START Records shown

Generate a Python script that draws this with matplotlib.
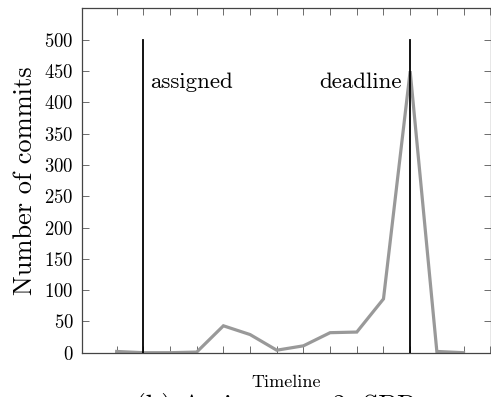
import matplotlib.pyplot as plt

plt.rcParams["font.family"] = ["cmr10", "DejaVu Serif"]
plt.rcParams["mathtext.fontset"] = "cm"
plt.rcParams["axes.formatter.use_mathtext"] = True

# data
days = list(range(14))
commits = [2, 0, 0, 1, 43, 29, 4, 11, 32, 33, 86, 450, 2, 0]
assigned_day = 1
deadline_day = 11
marker_top = 500
y_ticks = list(range(0, 501, 50))
x_ticks = list(range(15))

fig = plt.figure(figsize=(4.91, 3.97), dpi=100)
ax = fig.add_axes([82 / 491, (397 - 352.7) / 397, (491 - 82) / 491, (352.7 - 8) / 397])

# commits line
ax.plot(days, commits, color="#999999", lw=2.3, solid_joinstyle="miter", zorder=2)

# assigned / deadline markers
ax.plot([assigned_day, assigned_day], [0, marker_top], color="black", lw=1.3, zorder=3)
ax.plot([deadline_day, deadline_day], [0, marker_top], color="black", lw=1.3, zorder=3)
ax.annotate("assigned", xy=(assigned_day, 433), xytext=(5, 0), textcoords="offset points",
            ha="left", va="center", fontsize=16.5)
ax.annotate("deadline", xy=(deadline_day, 433), xytext=(-6, 0), textcoords="offset points",
            ha="right", va="center", fontsize=16.5)

ax.set_xlim(-1.3, 14.03)
ax.set_ylim(0, 551)
ax.set_xticks(x_ticks)
ax.set_xticklabels([])
ax.set_yticks(y_ticks)
ax.tick_params(axis="both", direction="in", length=5, width=0.6, color="#555555",
               top=True, right=True, labelsize=13.5, pad=6)
for s in ax.spines.values():
    s.set_color("#444444")
    s.set_linewidth(0.9)

ax.set_ylabel("Number of commits", fontsize=19, labelpad=5)
ax.set_xlabel("Timeline", fontsize=13, labelpad=10)
fig.text(0.563, (397 - 392.5) / 397, "(b) Assignment 2: SPR", ha="center", va="top", fontsize=20)

fig.savefig("out.png", dpi=100)
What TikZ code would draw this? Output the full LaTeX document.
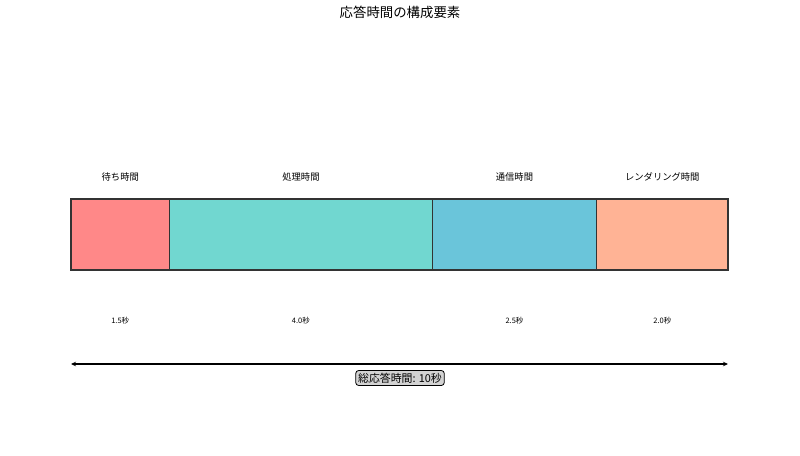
\documentclass[tikz,border=0pt]{standalone}
\usepackage{fontspec}
\setmainfont{Noto Sans CJK JP}
\usetikzlibrary{arrows.meta}
\definecolor{cwait}{HTML}{FF8888}
\definecolor{cproc}{HTML}{71D7D0}
\definecolor{ccomm}{HTML}{6AC5DA}
\definecolor{crend}{HTML}{FFB395}
\definecolor{cedge}{HTML}{333333}
\definecolor{cbox}{HTML}{D3D3D3}
\begin{document}
\begin{tikzpicture}[x=1pt,y=-1pt,
  seg/.style={draw=cedge, line width=1.2pt, inner sep=0pt, outer sep=0pt, minimum height=71pt, anchor=north west},
  lbl/.style={font=\fontsize{9.3pt}{11pt}\selectfont, inner sep=0pt},
  val/.style={font=\fontsize{7.5pt}{9pt}\selectfont, inner sep=0pt},
  ttl/.style={font=\fontsize{13.4pt}{15pt}\selectfont, inner sep=0pt},
  totbox/.style={draw=black, line width=0.8pt, rounded corners=3pt, fill=cbox, inner sep=2.4pt, font=\fontsize{10.9pt}{12pt}\selectfont},
  dim/.style={{Stealth[length=5pt,width=4.5pt]}-{Stealth[length=5pt,width=4.5pt]}, line width=1.3pt, black}
]
\useasboundingbox (0,0) rectangle (800,455);
\fill[white] (0,0) rectangle (800,455);
\node[ttl] (title) at (400,12) {応答時間の構成要素};
\node[seg, fill=cwait, minimum width=98.55pt] (s1) at (71,199) {};
\node[seg, fill=cproc, minimum width=262.8pt] (s2) at (169.55,199) {};
\node[seg, fill=ccomm, minimum width=164.25pt] (s3) at (432.35,199) {};
\node[seg, fill=crend, minimum width=131.4pt] (s4) at (596.6,199) {};
\node[lbl] (l1) at (s1.north |- 0,177) {待ち時間};
\node[lbl] (l2) at (s2.north |- 0,177) {処理時間};
\node[lbl] (l3) at (s3.north |- 0,177) {通信時間};
\node[lbl] (l4) at (s4.north |- 0,177) {レンダリング時間};
\node[val] (v1) at (s1.south |- 0,321) {1.5秒};
\node[val] (v2) at (s2.south |- 0,321) {4.0秒};
\node[val] (v3) at (s3.south |- 0,321) {2.5秒};
\node[val] (v4) at (s4.south |- 0,321) {2.0秒};
\coordinate (aL) at (71,364);
\coordinate (aR) at (728,364);
\draw[dim] (aL) -- (aR);
\node[totbox] (total) at (400,378) {総応答時間: 10秒};
\end{tikzpicture}
\end{document}
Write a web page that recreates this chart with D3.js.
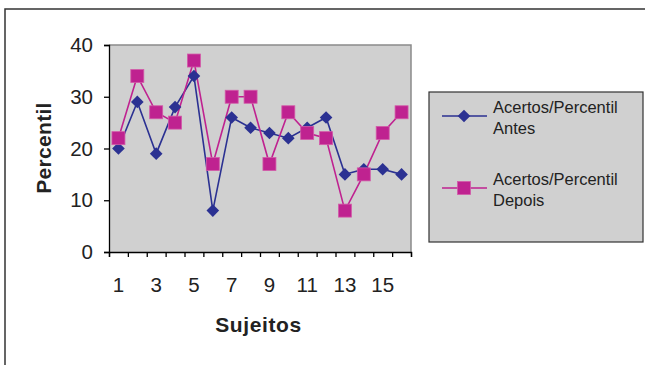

END Records shown

■ Request ■
Exclude every picture and copy the remaining data exactly.

■ Answer in full ■
Generate a Python script that draws this with matplotlib.
import matplotlib.pyplot as plt

plt.rcParams["font.family"] = ["cmr10", "DejaVu Serif"]
plt.rcParams["mathtext.fontset"] = "cm"
plt.rcParams["axes.formatter.use_mathtext"] = True

# data
days = list(range(14))
commits = [2, 0, 0, 1, 43, 29, 4, 11, 32, 33, 86, 450, 2, 0]
assigned_day = 1
deadline_day = 11
marker_top = 500
y_ticks = list(range(0, 501, 50))
x_ticks = list(range(15))

fig = plt.figure(figsize=(4.91, 3.97), dpi=100)
ax = fig.add_axes([82 / 491, (397 - 352.7) / 397, (491 - 82) / 491, (352.7 - 8) / 397])

# commits line
ax.plot(days, commits, color="#999999", lw=2.3, solid_joinstyle="miter", zorder=2)

# assigned / deadline markers
ax.plot([assigned_day, assigned_day], [0, marker_top], color="black", lw=1.3, zorder=3)
ax.plot([deadline_day, deadline_day], [0, marker_top], color="black", lw=1.3, zorder=3)
ax.annotate("assigned", xy=(assigned_day, 433), xytext=(5, 0), textcoords="offset points",
            ha="left", va="center", fontsize=16.5)
ax.annotate("deadline", xy=(deadline_day, 433), xytext=(-6, 0), textcoords="offset points",
            ha="right", va="center", fontsize=16.5)

ax.set_xlim(-1.3, 14.03)
ax.set_ylim(0, 551)
ax.set_xticks(x_ticks)
ax.set_xticklabels([])
ax.set_yticks(y_ticks)
ax.tick_params(axis="both", direction="in", length=5, width=0.6, color="#555555",
               top=True, right=True, labelsize=13.5, pad=6)
for s in ax.spines.values():
    s.set_color("#444444")
    s.set_linewidth(0.9)

ax.set_ylabel("Number of commits", fontsize=19, labelpad=5)
ax.set_xlabel("Timeline", fontsize=13, labelpad=10)
fig.text(0.563, (397 - 392.5) / 397, "(b) Assignment 2: SPR", ha="center", va="top", fontsize=20)

fig.savefig("out.png", dpi=100)
What TikZ code would draw this? Output the full LaTeX document.
\documentclass[tikz,border=0pt]{standalone}
\usepackage{fontspec}
\setmainfont{Noto Sans CJK JP}
\usetikzlibrary{arrows.meta}
\definecolor{cwait}{HTML}{FF8888}
\definecolor{cproc}{HTML}{71D7D0}
\definecolor{ccomm}{HTML}{6AC5DA}
\definecolor{crend}{HTML}{FFB395}
\definecolor{cedge}{HTML}{333333}
\definecolor{cbox}{HTML}{D3D3D3}
\begin{document}
\begin{tikzpicture}[x=1pt,y=-1pt,
  seg/.style={draw=cedge, line width=1.2pt, inner sep=0pt, outer sep=0pt, minimum height=71pt, anchor=north west},
  lbl/.style={font=\fontsize{9.3pt}{11pt}\selectfont, inner sep=0pt},
  val/.style={font=\fontsize{7.5pt}{9pt}\selectfont, inner sep=0pt},
  ttl/.style={font=\fontsize{13.4pt}{15pt}\selectfont, inner sep=0pt},
  totbox/.style={draw=black, line width=0.8pt, rounded corners=3pt, fill=cbox, inner sep=2.4pt, font=\fontsize{10.9pt}{12pt}\selectfont},
  dim/.style={{Stealth[length=5pt,width=4.5pt]}-{Stealth[length=5pt,width=4.5pt]}, line width=1.3pt, black}
]
\useasboundingbox (0,0) rectangle (800,455);
\fill[white] (0,0) rectangle (800,455);
\node[ttl] (title) at (400,12) {応答時間の構成要素};
\node[seg, fill=cwait, minimum width=98.55pt] (s1) at (71,199) {};
\node[seg, fill=cproc, minimum width=262.8pt] (s2) at (169.55,199) {};
\node[seg, fill=ccomm, minimum width=164.25pt] (s3) at (432.35,199) {};
\node[seg, fill=crend, minimum width=131.4pt] (s4) at (596.6,199) {};
\node[lbl] (l1) at (s1.north |- 0,177) {待ち時間};
\node[lbl] (l2) at (s2.north |- 0,177) {処理時間};
\node[lbl] (l3) at (s3.north |- 0,177) {通信時間};
\node[lbl] (l4) at (s4.north |- 0,177) {レンダリング時間};
\node[val] (v1) at (s1.south |- 0,321) {1.5秒};
\node[val] (v2) at (s2.south |- 0,321) {4.0秒};
\node[val] (v3) at (s3.south |- 0,321) {2.5秒};
\node[val] (v4) at (s4.south |- 0,321) {2.0秒};
\coordinate (aL) at (71,364);
\coordinate (aR) at (728,364);
\draw[dim] (aL) -- (aR);
\node[totbox] (total) at (400,378) {総応答時間: 10秒};
\end{tikzpicture}
\end{document}
Write a web page that recreates this chart with D3.js.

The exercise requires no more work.